El Corregidor de la ciudad, desde el balcón del Ayuntamiento, solicitó los pareceres de la ciudad. Unos -los más moderados- expusieron que Córdoba carecía de defensas y de ejército, y que era mejor huir a Sevilla para organizar una resistencia más contundente. Los más exaltados optaron por organizar un ejército para resistir en Córdoba al enemigo francés. Ganaron. Esa misma noche, se publicó un bando llamando a filas a todos los cordobeses de 15 a 18 años y se encargó a Pedro de Echávarri, general de vanguardia de Andalucía, la organización de este improvisado cuerpo militar.

La llamada a las armas -la mayoría clamada desde los altares de las iglesias- corrió como la pólvora por la provincia. En un par de días llegaron a Córdoba 1.500 hombres de Montoro, 191 jinetes de La Carlota, 500 voluntarios de Cabra, un batallón de 800 hombres de Écija, 5.000 milicianos reclutados en los alrededores de Lucena, militares profesionales de Ronda y un batallón de suizos desertores de la columna de Dupont.
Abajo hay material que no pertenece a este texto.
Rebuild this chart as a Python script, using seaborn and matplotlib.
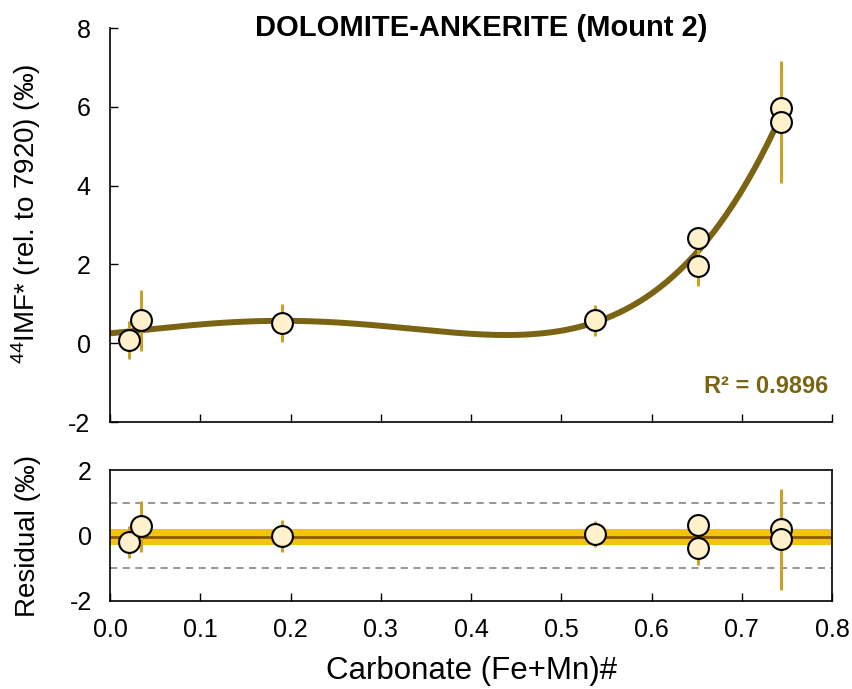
import numpy as np
import pandas as pd
import matplotlib
matplotlib.use("Agg")
import matplotlib.pyplot as plt
import seaborn as sns

# ---- data ----
fe_mn = [0.021, 0.034, 0.191, 0.537, 0.652, 0.652, 0.7435, 0.7435]
imf44 = [0.08, 0.58, 0.52, 0.58, 2.68, 1.96, 5.96, 5.62]
imf_err = [0.48, 0.78, 0.48, 0.40, 0.20, 0.52, 1.00, 1.55]
residual = [-0.20, 0.28, -0.02, 0.05, 0.33, -0.38, 0.20, -0.12]
r2_text = "R\u00b2 = 0.9896"
title = "DOLOMITE-ANKERITE (Mount 2)"
x_ticks = [0.0, 0.1, 0.2, 0.3, 0.4, 0.5, 0.6, 0.7, 0.8]
y_ticks_top = [-2, 0, 2, 4, 6, 8]
y_ticks_bot = [-2, 0, 2]
resid_band = [-0.29, 0.19]
resid_mean = -0.05

sns.set_theme(style="ticks")
plt.rcParams['font.family'] = ['Liberation Sans', 'DejaVu Sans']
plt.rcParams['mathtext.fontset'] = 'custom'
plt.rcParams['mathtext.rm'] = 'Liberation Sans'
plt.rcParams['mathtext.it'] = 'Liberation Sans'
for k in ['text.color', 'axes.labelcolor', 'xtick.color', 'ytick.color', 'axes.edgecolor']:
    plt.rcParams[k] = 'black'

fit_col = '#7A6414'
err_col = '#C9A227'
face_col = '#FFF1CC'

df = pd.DataFrame({'x': fe_mn, 'y': imf44, 'err': imf_err, 'res': residual})

# polynomial trend fitted to the data (as in the original trendline)
coef = np.polyfit(df.x, df.y, 4)
xs = np.linspace(0.0, 0.7435, 300)
fit = pd.DataFrame({'x': xs, 'y': np.polyval(coef, xs)})

fig = plt.figure(figsize=(8.52, 6.89), dpi=100)
ax1 = fig.add_axes([110/852, 1-422/689, 722/852, 394/689])
ax2 = fig.add_axes([110/852, 1-601/689, 722/852, 131/689])

# ---- top panel ----
sns.lineplot(data=fit, x='x', y='y', ax=ax1, color=fit_col, lw=4.3, zorder=2)
ax1.errorbar(df.x, df.y, yerr=df.err, fmt='none', ecolor=err_col, elinewidth=2.2, zorder=3)
sns.scatterplot(data=df, x='x', y='y', ax=ax1, s=225, color=face_col,
                edgecolor='black', linewidth=1.5, zorder=4)
ax1.set_xlim(0, 0.8)
ax1.set_ylim(-2, 8)
ax1.set_xticks(x_ticks)
ax1.set_xticklabels([])
ax1.set_yticks(y_ticks_top)
ax1.set_yticklabels([str(v) for v in y_ticks_top])
ax1.tick_params(direction='in', length=6, width=1, labelsize=18)
ax1.tick_params(axis='y', pad=14)
for s in ['top', 'right']:
    ax1.spines[s].set_visible(False)
for s in ['left', 'bottom']:
    ax1.spines[s].set_linewidth(1.2)
ax1.set_xlabel('')
ax1.set_ylabel(r'$^{44}$IMF* (rel. to 7920) (‰)', fontsize=20)
ax1.yaxis.set_label_coords(-0.093, 0.528)
ax1.text(0.796, -1.11, r2_text, color=fit_col, fontsize=17, fontweight='bold',
         ha='right', va='center')
fig.text(481/852, 1-28/689, title, fontsize=21, fontweight='bold', ha='center', va='center')

# ---- residual panel ----
ax2.axhspan(resid_band[0], resid_band[1], color='#F2C40F', lw=0, zorder=1)
ax2.axhline(resid_mean, color='#8C5A00', lw=2, zorder=2)
ax2.axhline(1, color='#8E8E8E', lw=1.3, ls=(0, (4, 3)), zorder=1)
ax2.axhline(-1, color='#8E8E8E', lw=1.3, ls=(0, (4, 3)), zorder=1)
ax2.errorbar(df.x, df.res, yerr=df.err, fmt='none', ecolor=err_col, elinewidth=2.2, zorder=3)
sns.scatterplot(data=df, x='x', y='res', ax=ax2, s=225, color=face_col,
                edgecolor='black', linewidth=1.5, zorder=4)
ax2.set_xlim(0, 0.8)
ax2.set_ylim(-2, 2)
ax2.set_xticks(x_ticks)
ax2.set_xticklabels([f"{v:.1f}" for v in x_ticks])
ax2.set_yticks(y_ticks_bot)
ax2.set_yticklabels([str(v) for v in y_ticks_bot])
ax2.tick_params(direction='in', length=6, width=1, labelsize=18)
ax2.tick_params(axis='y', length=0, pad=13)
ax2.tick_params(axis='x', pad=12)
for s in ax2.spines.values():
    s.set_linewidth(1.2)
ax2.set_ylabel('Residual (‰)', fontsize=20)
ax2.yaxis.set_label_coords(-0.095, 0.5)
ax2.set_xlabel('Carbonate (Fe+Mn)#', fontsize=22.5, labelpad=10)

fig.savefig('out.png', dpi=100, facecolor='white')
Muchos soldados, mucho valor, muchos vivas a Fernando VII y poca formación militar y menos armas para enfrentarse a la máquina de matar de Francia. Hacía un par de años que Dupont y sus veteranos habían vencido a un ejército profesional de prusianos que los triplicaba en número.

Sevilla mandó cuatro cañones, un obús y 3.000 fusiles para 20.000 soldados españoles. Nada de sables ni de bayonetas. Se sustituyeron por navajas, cuchillos de monte y largas garrochas con una punta afilada. Córdoba se había convertido en una auténtica plaza militar donde el redoble de tambores y el sonido de cornetines despertaba el ardor guerrero de los voluntarios.

En la tarde del 5 de junio, este ejército improvisado se puso en marcha de forma más o menos formal. A su vez, la columna de Dupont dejaba Andújar y alcanzaba El Carpio. El 6 de junio, los arrojados cordobeses tomaban posiciones en Alcolea. Apenas había amanecido el día 7 cuando llegaron los franceses. Siete horas después, los 20.000 milicianos cordobeses se batían en retirada. Los franceses los perseguían mientras pasaban a cuchillo a un centenar de vecinos de Alcolea que se aferraban a sus pequeñas propiedades. Las murallas de Córdoba se cerraban. La soldadesca huía a Sierra Morena con estrépito. La ciudad se quedaba indefensa.